Similarly, in London, creationist godfather George McCready Price found himself hooted off the stage in the days following the 1925 Scopes Trial. He had tried to tell the merciless audience that the theory of evolution was doomed as mainstream science. Such flawed science, Price insisted, may have worked fine
for the times of comparative ignorance of the real facts of heredity and variation and of the facts of geology which prevailed during the latter part of the nineteenth century; but that this theory is now entirely out of date, and hopelessly inadequate for us. . . . We are making scientific history very fast these days; and the specialist in some corner of science who keeps on humming a little tune to himself, quietly ignoring all this modern evidence against Evolution, is simply living in a fools’ paradise. He will soon be so far behind that he will wake up some fine morning and find that he needs an introduction to the modern scientific world.
The audience didn’t buy it. Price found himself heckled so mercilessly that he could not complete his presentation. That London debacle was Price’s last public debate. After that experience he focused his considerable energy on founding alternative scientific institutions to prevent future creationists from needing to convert mainstream scientists.
Back in those days, creationists and fundamentalist scientists still attempted to tell audiences that they represented the true mainstream of scientific discovery. Such early creationists eagerly debated in a variety of settings in hope of convincing middle-of-the-road audiences that evolutionary science was not real science.
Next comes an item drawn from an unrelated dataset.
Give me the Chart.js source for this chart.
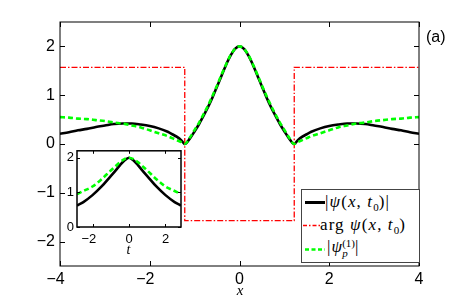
<!DOCTYPE html>
<html><head><meta charset="utf-8">
<script src="https://cdn.jsdelivr.net/npm/chart.js@4.4.1/dist/chart.umd.min.js"></script>
<style>
html,body{margin:0;padding:0;background:#fff;}
#wrap{position:relative;width:463px;height:299px;overflow:hidden;background:#fff;}
#main{position:absolute;left:0;top:0;width:463px;height:299px;}
#inset{position:absolute;left:50px;top:140px;width:140px;height:120px;}
.lbl{position:absolute;white-space:nowrap;color:#000;}
.c{transform:translate(-50%,-50%);}
.serif{font-family:"Liberation Serif","Times New Roman",serif;}
#legend{position:absolute;left:301px;top:189px;width:117px;height:72px;border:1px solid #444;background:#fff;}
.row{position:absolute;font-family:"Liberation Serif",serif;font-size:17px;line-height:18px;letter-spacing:1.1px;}
.row sub{font-size:11px;vertical-align:-4px;line-height:0;letter-spacing:0;}
.ss{display:inline-block;vertical-align:middle;line-height:10px;font-size:11px;text-align:left;margin-left:-1px;letter-spacing:0;}
.ss span{display:block;}
</style></head><body>
<div id="wrap">
<canvas id="main" width="463" height="299"></canvas>
<canvas id="inset" width="140" height="120"></canvas>
<div class="lbl c serif" style="left:240px;top:290px;font-size:15px;font-style:italic;">x</div>
<div class="lbl c serif" style="left:128.5px;top:250px;font-size:14px;font-style:italic;">t</div>
<div class="lbl" style="left:426px;top:28px;font-family:'Liberation Sans',Arial,sans-serif;font-size:16px;line-height:18px;">(a)</div>
<div id="legend"></div>
<svg style="position:absolute;left:0;top:0;" width="463" height="299">
  <line x1="305" y1="202.5" x2="325" y2="202.5" stroke="#000" stroke-width="3"/>
  <line x1="303" y1="225.5" x2="321" y2="225.5" stroke="#ff0000" stroke-width="1.3" stroke-dasharray="4 2 1.5 2"/>
  <line x1="305" y1="249.5" x2="325" y2="249.5" stroke="#00ff00" stroke-width="2.5" stroke-dasharray="4 2.5"/>
</svg>
<div class="row" style="left:325px;top:193px;">|<i>ψ</i>(<i>x</i>, <i>t</i><sub>0</sub>)|</div>
<div class="row" style="left:320px;top:216px;">arg <i>ψ</i>(<i>x</i>, <i>t</i><sub>0</sub>)</div>
<div class="row" style="left:327px;top:238px;">|<i>ψ</i><span class="ss"><span>(1)</span><span><i>p</i></span></span>|</div>
</div>
<script>
// ---- main panel data ----
const xMain = [-4,-3.8,-3.6,-3.4,-3.2,-3,-2.8,-2.6,-2.4,-2.2,-2,-1.8,-1.6,-1.5,-1.4,-1.3,-1.22,-1.1,-1,-0.9,-0.8,-0.7,-0.6,-0.5,-0.4,-0.3,-0.2,-0.1,0,
               0.1,0.2,0.3,0.4,0.5,0.6,0.7,0.8,0.9,1,1.1,1.22,1.3,1.4,1.5,1.6,1.8,2,2.2,2.4,2.6,2.8,3,3.2,3.4,3.6,3.8,4];
const absPsi = [0.21,0.24,0.28,0.31,0.35,0.38,0.41,0.42,0.42,0.40,0.37,0.32,0.25,0.20,0.15,0.08,0,0.12,0.26,0.41,0.58,0.76,0.96,1.18,1.40,1.62,1.81,1.95,2.00,
                1.95,1.81,1.62,1.40,1.18,0.96,0.76,0.58,0.41,0.26,0.12,0,0.08,0.15,0.20,0.25,0.32,0.37,0.40,0.42,0.42,0.41,0.38,0.35,0.31,0.28,0.24,0.21];
const absPsiP1 = [0.55,0.54,0.52,0.51,0.49,0.47,0.44,0.42,0.38,0.34,0.28,0.22,0.16,0.12,0.08,0.04,0,0.14,0.29,0.44,0.61,0.79,0.99,1.20,1.42,1.63,1.82,1.95,2.00,
                  1.95,1.82,1.63,1.42,1.20,0.99,0.79,0.61,0.44,0.29,0.14,0,0.04,0.08,0.12,0.16,0.22,0.28,0.34,0.38,0.42,0.44,0.47,0.49,0.51,0.52,0.54,0.55];
const xArg = [-4,-1.22,-1.22,1.22,1.22,4];
const argPsi = [1.5708,1.5708,-1.5708,-1.5708,1.5708,1.5708];
const xTicksMain = [-4,-2,0,2,4];
const yTicksMain = [-2,-1,0,1,2];
// ---- inset data ----
const tInset = [-2.85,-2.5,-2,-1.5,-1,-0.75,-0.5,-0.25,0,0.25,0.5,0.75,1,1.5,2,2.5,2.85];
const insetPsi = [0.62,0.72,0.92,1.17,1.47,1.62,1.78,1.92,2.00,1.92,1.78,1.62,1.47,1.17,0.92,0.72,0.62];
const insetP1 = [0.95,1.04,1.17,1.38,1.63,1.75,1.87,1.96,2.00,1.96,1.87,1.75,1.63,1.38,1.17,1.04,0.95];
const xTicksInset = [-2,0,2];
const yTicksInset = [0,1,2];

const pts = (xs, ys) => xs.map((x, i) => ({x: x, y: ys[i]}));
const fmt = v => v < 0 ? '\u2212' + Math.abs(v) + '\u2007' : String(v);
const fmtY = v => v < 0 ? '\u2212' + Math.abs(v) : String(v);

function framePlugin(tickLen, lw) {
  return {
    id: 'frame',
    beforeDatasetsDraw(chart) {
      const ca = chart.chartArea, ctx = chart.ctx;
      ctx.save();
      ctx.fillStyle = '#fff';
      ctx.fillRect(ca.left, ca.top, ca.right - ca.left, ca.bottom - ca.top);
      ctx.restore();
    },
    afterDatasetsDraw(chart) {
      const ca = chart.chartArea, ctx = chart.ctx;
      const xs = chart.scales.x, ys = chart.scales.y;
      ctx.save();
      ctx.strokeStyle = '#000';
      ctx.lineWidth = lw;
      ctx.strokeRect(ca.left, ca.top, ca.right - ca.left, ca.bottom - ca.top);
      ctx.lineWidth = 1;
      ctx.beginPath();
      xs.ticks.forEach(t => {
        const p = Math.round(xs.getPixelForValue(t.value)) + 0.5;
        ctx.moveTo(p, ca.bottom); ctx.lineTo(p, ca.bottom - tickLen);
        ctx.moveTo(p, ca.top); ctx.lineTo(p, ca.top + tickLen);
      });
      ys.ticks.forEach(t => {
        const p = Math.round(ys.getPixelForValue(t.value)) + 0.5;
        ctx.moveTo(ca.left, p); ctx.lineTo(ca.left + tickLen, p);
        ctx.moveTo(ca.right, p); ctx.lineTo(ca.right - tickLen, p);
      });
      ctx.stroke();
      ctx.restore();
    }
  };
}

const lineDs = (label, data, color, width, dash, order) => ({
  label: label, data: data, showLine: true, borderColor: color, backgroundColor: color,
  borderWidth: width, borderDash: dash, pointRadius: 0, fill: false,
  cubicInterpolationMode: 'monotone', order: order
});

const gridOff = {display: false, drawTicks: false};

new Chart(document.getElementById('main'), {
  type: 'scatter',
  data: {
    datasets: [
      lineDs('|ψ(x,t0)|', pts(xMain, absPsi), '#000000', 2.6, [], 3),
      lineDs('arg ψ(x,t0)', pts(xArg, argPsi), '#ff0000', 1.3, [6, 2, 1.5, 2], 2),
      lineDs('|ψp(1)|', pts(xMain, absPsiP1), '#00ff00', 2.6, [5, 3], 1)
    ]
  },
  options: {
    responsive: false, animation: false,
    layout: {padding: {left: 0, top: 22, right: 44, bottom: 0}},
    plugins: {legend: {display: false}, tooltip: {enabled: false}},
    scales: {
      x: {
        type: 'linear', min: -4, max: 4,
        afterBuildTicks: s => { s.ticks = xTicksMain.map(v => ({value: v})); },
        afterFit: s => { s.height = 33; },
        grid: gridOff, border: {display: false},
        ticks: {callback: v => fmt(v), color: '#000', padding: 4, maxRotation: 0,
                font: {family: "'Liberation Sans', Arial, sans-serif", size: 16}}
      },
      y: {
        type: 'linear', min: -2.5, max: 2.5,
        afterBuildTicks: s => { s.ticks = yTicksMain.map(v => ({value: v})); },
        afterFit: s => { s.width = 60; },
        grid: gridOff, border: {display: false},
        ticks: {callback: v => fmtY(v), color: '#000', padding: 5,
                font: {family: "'Liberation Sans', Arial, sans-serif", size: 16}}
      }
    }
  },
  plugins: [framePlugin(5, 1)]
});

new Chart(document.getElementById('inset'), {
  type: 'scatter',
  data: {
    datasets: [
      lineDs('|ψ(0,t)|', pts(tInset, insetPsi), '#000000', 2.6, [], 2),
      lineDs('|ψp(1)(0,t)|', pts(tInset, insetP1), '#00ff00', 2.6, [5, 3], 1)
    ]
  },
  options: {
    responsive: false, animation: false,
    layout: {padding: {left: 0, top: 8, right: 9, bottom: 0}},
    plugins: {legend: {display: false}, tooltip: {enabled: false}},
    scales: {
      x: {
        type: 'linear', min: -2.85, max: 2.85,
        afterBuildTicks: s => { s.ticks = xTicksInset.map(v => ({value: v})); },
        afterFit: s => { s.height = 33; },
        grid: gridOff, border: {display: false},
        ticks: {callback: v => fmt(v), color: '#000', padding: 5, maxRotation: 0,
                font: {family: "'Liberation Sans', Arial, sans-serif", size: 13}}
      },
      y: {
        type: 'linear', min: 0, max: 2.2,
        afterBuildTicks: s => { s.ticks = yTicksInset.map(v => ({value: v})); },
        afterFit: s => { s.width = 27; },
        grid: gridOff, border: {display: false},
        ticks: {callback: v => fmtY(v), color: '#000', padding: 3,
                font: {family: "'Liberation Sans', Arial, sans-serif", size: 13}}
      }
    }
  },
  plugins: [framePlugin(3, 1.5)]
});
</script>
</body></html>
In that context, public debates held promise for both sides. Creationists hoped to prove that they had better science. Evolutionary scientists hoped to demonstrate the scientific vapidity of creationism.
These days, both sides have hardened. Creationists these days are not unaware of the fact that their science does not represent the scientific mainstream. Evolutionary scientists are not hoping to relieve creationists of their naïve ignorance.
Rather, both sides in these debates enter and exit with the same set ideas. Each side knows who to trust on that stage and who to ignore. No matter how persuasive Ken Ham can be, he doesn’t really hope to change Bill Nye’s mind. Rather, this exercise merely serves to give each charismatic speaker the chance to gain a sliver of legitimacy and respectability in the opposite camp.